Philadelphia recluse Balam Acab’s breathtaking breakthrough, 2011’s Wonder/Wander, might be the loveliest release in the nearly six-year history of notoriously amelodic label Tri Angle. Its long-awaited yet surprise follow-up, CHILD DEATH, digs even deeper into the eddies of limpid natural sounds — trickling water, untethered voices, and chimes clinking together as if made of glass — that he scattered throughout his debut. CHILD DEATH is tied as closely to the delicate, introspective meanderings of Baths as its predecessor was to See Birds’ eerie R&B. Those mountain streams flow here, too, between the synth stabs of recently resuscitated trance music on “ANDIWILLTELLU” and, as you might expect, on album closer “UNDERWATER FOREVER” amidst a curtain of bird calls. And, to nicely sandwich his career between the end of last year and beginning of this one, Balam Acab let loose an early mixtape from 2009. So go ahead and curl up in your down comforter and watch the snow fall forever. — HARLEY BROWN

Lord Raja's Para

Lord RAJA, PARA (Ghostly International)
The “Intro” to cacophonous audiophile Lord RAJA’s free album for Adult Swim, PARA, is both exactly what its name suggests and a galaxy of far, far-flung musical touchstones.

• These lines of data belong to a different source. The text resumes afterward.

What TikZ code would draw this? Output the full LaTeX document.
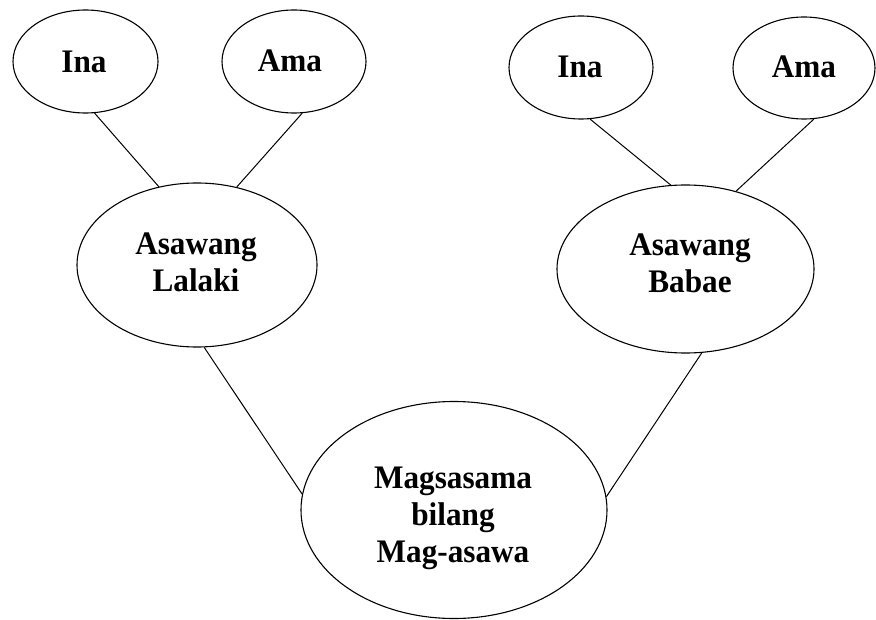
\documentclass[tikz,border=0pt]{standalone}
\usepackage{fontspec}
\setmainfont{Liberation Serif}[FakeStretch=0.95]
\usetikzlibrary{shapes.geometric}
\tikzset{
  oval/.style={ellipse, draw=black, line width=1.1bp, inner sep=0pt},
  txt/.style={inner sep=0pt, align=center,
    font=\bfseries\fontsize{33}{37}\selectfont},
  link/.style={draw=black, line width=1bp}
}
\begin{document}
\begin{tikzpicture}[x=1bp, y=-1bp]
\useasboundingbox (0,0) rectangle (876,620);
\node[oval, minimum width=145bp, minimum height=103bp] (ina1) at (85.5,61.5) {};
\node[oval, minimum width=144bp, minimum height=103bp] (ama1) at (294,61.5) {};
\node[oval, minimum width=144bp, minimum height=103bp] (ina2) at (581,67.5) {};
\node[oval, minimum width=142bp, minimum height=102bp] (ama2) at (804,68) {};
\node[oval, minimum width=240bp, minimum height=164bp] (lalaki) at (197,265) {};
\node[oval, minimum width=257bp, minimum height=168bp] (babae) at (685.5,269) {};
\node[oval, minimum width=306bp, minimum height=217bp] (mag) at (454,510) {};
\node[txt] (tina1) at (84,62) {Ina};
\node[txt] (tama1) at (290,60.5) {Ama};
\node[txt] (tina2) at (580,67) {Ina};
\node[txt] (tama2) at (804,67) {Ama};
\node[txt] (tlalaki) at (196,262) {Asawang\\Lalaki};
\node[txt] (tbabae) at (690,263.5) {Asawang\\Babae};
\node[txt] (tmag) at (453,518) {Magsasama\\bilang\\Mag-asawa};
\draw[link] (ina1.280) -- (lalaki.116);
\draw[link] (ama1.279) -- (lalaki.63);
\draw[link] (ina2.280) -- (babae.100);
\draw[link] (ama2.281) -- (babae.57);
\draw[link] (lalaki.275) -- (mag.174);
\draw[link] (babae.281) -- (mag.5);
\end{tikzpicture}
\end{document}
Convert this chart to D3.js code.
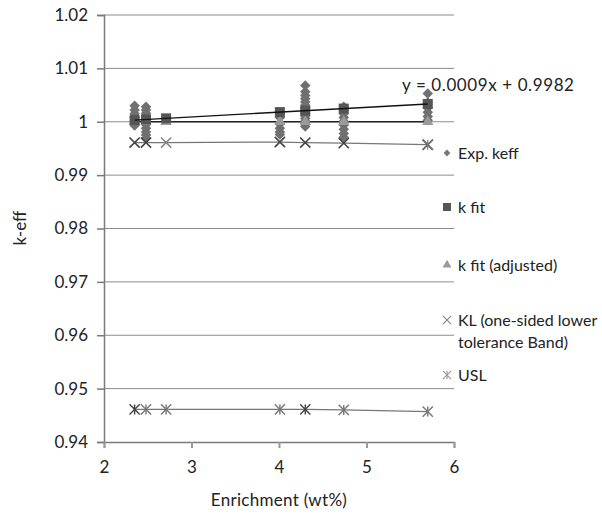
<!DOCTYPE html>
<html>
<head>
<meta charset="utf-8">
<script src="https://cdn.jsdelivr.net/npm/d3@7"></script>
<style>
  body { margin: 0; background: #fff; }
  svg text { font-family: Lato, "Open Sans", sans-serif; fill: #222; }
</style>
</head>
<body>
<svg id="drawing_region" width="602" height="520"></svg>
<script>
// enrichment groups (wt%)
const enrich = [2.35, 2.48, 2.71, 4.01, 4.30, 4.74, 5.70];

// measured k-eff for each enrichment group
const expKeff = [
    [1.0030, 1.0022, 1.0015, 1.0008, 1.0003, 0.9998, 0.9993],
    [1.0028, 1.0022, 1.0016, 1.0010, 1.0005, 1.0000, 0.9995, 0.9988, 0.9981, 0.9975, 0.9969],
    [],
    [1.0008, 0.9996, 0.9988, 0.9981, 0.9976],
    [1.0068, 1.0056, 1.0049, 1.0043, 1.0037, 1.0031, 1.0026, 1.0021, 1.0016, 1.0011, 1.0006, 1.0001, 0.9996, 0.9991],
    [1.0028, 1.0022, 1.0015, 1.0008, 1.0001, 0.9994, 0.9986, 0.9978, 0.9971],
    [1.0053, 1.0036, 1.0026, 1.0018, 1.0010, 1.0003]
];

// linear fit k = 0.0009 x + 0.9982
const slope = 0.0009, intercept = 0.9982;
const kAdjusted = [1.0000, 1.0000, 1.0000, 1.0000, 1.0000, 1.0000, 1.0000];
const kLower = [0.9961, 0.9961, 0.9961, 0.9962, 0.9961, 0.9960, 0.9957];
const usl = [0.9461, 0.9461, 0.9461, 0.9461, 0.9461, 0.9460, 0.9457];

const yTicks = [0.94, 0.95, 0.96, 0.97, 0.98, 0.99, 1, 1.01, 1.02];
const xTicks = [2, 3, 4, 5, 6];

const svg = d3.select('#drawing_region');
const x = d3.scaleLinear().domain([2, 6]).range([104, 454]);
const y = d3.scaleLinear().domain([0.94, 1.02]).range([442, 15]);

// grid
svg.append('g').selectAll('line').data(yTicks.slice(1)).join('line')
    .attr('x1', 104).attr('x2', 454)
    .attr('y1', d => y(d)).attr('y2', d => y(d))
    .attr('stroke', '#8c8c8c').attr('stroke-width', 1);

// axes
const yAxis = svg.append('g').attr('transform', 'translate(104,0)')
    .call(d3.axisLeft(y).tickValues(yTicks).tickSize(7).tickPadding(9)
        .tickFormat(d => d === 1 ? '1' : d3.format('.2f')(d)));
const xAxis = svg.append('g').attr('transform', 'translate(0,442)')
    .call(d3.axisBottom(x).tickValues(xTicks).tickSize(6).tickPadding(13).tickFormat(d3.format('d')));
[yAxis, xAxis].forEach(g => {
    g.select('.domain').attr('stroke', '#7a7a7a').attr('stroke-width', 1.5);
    g.selectAll('.tick line').attr('stroke', '#7a7a7a').attr('stroke-width', 1.5);
    g.selectAll('text').style('font-size', '17px').attr('fill', '#222');
});
xAxis.selectAll('.tick line').attr('stroke', '#999').attr('stroke-width', 2);

// axis titles
svg.append('text').attr('x', 279).attr('y', 506).attr('text-anchor', 'middle')
    .style('font-size', '17px').style('letter-spacing', '0.3px').text('Enrichment (wt%)');
svg.append('text').attr('transform', 'translate(26,228) rotate(-90)').attr('text-anchor', 'middle')
    .style('font-size', '17px').text('k-eff');

const line = d3.line().x(d => x(d[0])).y(d => y(d[1]));

// series lines
svg.append('path').datum(d3.zip(enrich, usl)).attr('d', line)
    .attr('fill', 'none').attr('stroke', '#777').attr('stroke-width', 1.3);
svg.append('path').datum(d3.zip(enrich, kLower)).attr('d', line)
    .attr('fill', 'none').attr('stroke', '#777').attr('stroke-width', 1.3);
svg.append('path').datum(d3.zip(enrich, kAdjusted)).attr('d', line)
    .attr('fill', 'none').attr('stroke', '#222').attr('stroke-width', 1.3);

// measured points
const expPts = enrich.flatMap((e, i) => expKeff[i].map(v => [e, v]));
const diamond = d3.symbol().type(d3.symbolDiamond2).size(70);
svg.append('g').selectAll('path').data(expPts).join('path')
    .attr('d', diamond)
    .attr('transform', d => `translate(${x(d[0])},${y(d[1])})`)
    .attr('fill', '#707070');

// adjusted fit
svg.append('g').selectAll('path').data(d3.zip(enrich, kAdjusted)).join('path')
    .attr('d', d3.symbol().type(d3.symbolTriangle).size(55))
    .attr('transform', d => `translate(${x(d[0])},${y(d[1])})`)
    .attr('fill', '#9a9a9a');

// fit squares and trendline
const fit = enrich.map(e => [e, slope * e + intercept]);
svg.append('g').selectAll('rect').data(fit).join('rect')
    .attr('x', d => x(d[0]) - 5).attr('y', d => y(d[1]) - 5)
    .attr('width', 10).attr('height', 10).attr('fill', '#555');
svg.append('path').datum([fit[0], fit[fit.length - 1]]).attr('d', line)
    .attr('fill', 'none').attr('stroke', '#111').attr('stroke-width', 1.3);

// lower tolerance band (x) and USL (asterisk)
const cross = d3.symbol().type(d3.symbolX).size(70);
svg.append('g').selectAll('path').data(d3.zip(enrich, kLower)).join('path')
    .attr('d', cross)
    .attr('transform', d => `translate(${x(d[0])},${y(d[1])})`)
    .attr('fill', 'none').attr('stroke', (d, i) => i === 2 ? '#888' : '#444').attr('stroke-width', 1.6);
const star = g => {
    g.append('path').attr('d', cross).attr('fill', 'none');
    g.append('line').attr('x1', 0).attr('x2', 0).attr('y1', -5).attr('y2', 5);
};
svg.append('g').selectAll('g').data(d3.zip(enrich, usl)).join('g')
    .attr('transform', d => `translate(${x(d[0])},${y(d[1])})`)
    .attr('stroke', (d, i) => (i === 0 || i === 4) ? '#444' : '#777').attr('stroke-width', 1.4)
    .call(star);
svg.append('g').attr('transform', `translate(${x(5.7)},${y(kLower[6])})`)
    .attr('stroke', '#777').attr('stroke-width', 1.2).call(star);

// equation label
svg.append('text').attr('x', 402).attr('y', 91).style('font-size', '17px').style('letter-spacing', '0.6px')
    .text('y = 0.0009x + 0.9982');

// legend
const leg = svg.append('g').style('font-size', '16px');
const items = [
    { y: 153, label: ['Exp. keff'], draw: g => g.append('path').attr('d', d3.symbol().type(d3.symbolDiamond2).size(30)).attr('fill', '#777') },
    { y: 207, label: ['k fit'], draw: g => g.append('rect').attr('x', -4).attr('y', -4).attr('width', 8).attr('height', 8).attr('fill', '#555') },
    { y: 265, label: ['k fit (adjusted)'], draw: g => g.append('path').attr('d', d3.symbol().type(d3.symbolTriangle).size(35)).attr('fill', '#9a9a9a') },
    { y: 320, label: ['KL (one-sided lower', 'tolerance Band)'], draw: g => g.append('path').attr('d', d3.symbol().type(d3.symbolX).size(45)).attr('fill', 'none').attr('stroke', '#888').attr('stroke-width', 1.2) },
    { y: 375, label: ['USL'], draw: g => { g.attr('stroke', '#999').attr('stroke-width', 1.2); g.append('path').attr('d', d3.symbol().type(d3.symbolX).size(45)).attr('fill', 'none'); g.append('line').attr('y1', -4).attr('y2', 4); } }
];
items.forEach(it => {
    const m = leg.append('g').attr('transform', `translate(447,${it.y})`);
    it.draw(m);
    const t = leg.append('text').attr('x', 458).attr('y', it.y + 6);
    it.label.forEach((s, i) => t.append('tspan').attr('x', 458).attr('dy', i ? 22 : 0).text(s));
});
</script>
</body>
</html>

Bouncing between drum’n’bass breaks, SAWII-reminiscent upwellings of background sounds, and the disintegrating FM textures of Radiohead’s most technophobic era, the three-minute track dismantles expectations for PARA. The amorphously minute-and-a-half “Footwork” is about as far away from the quick-stepping Chicago genre as you can get, while strung-out vocal samples slice through the djembe poundings of “Butterfly on a Jet.” It might be one of the jazziest stream-of-consciousness ever put to tape. — H.B.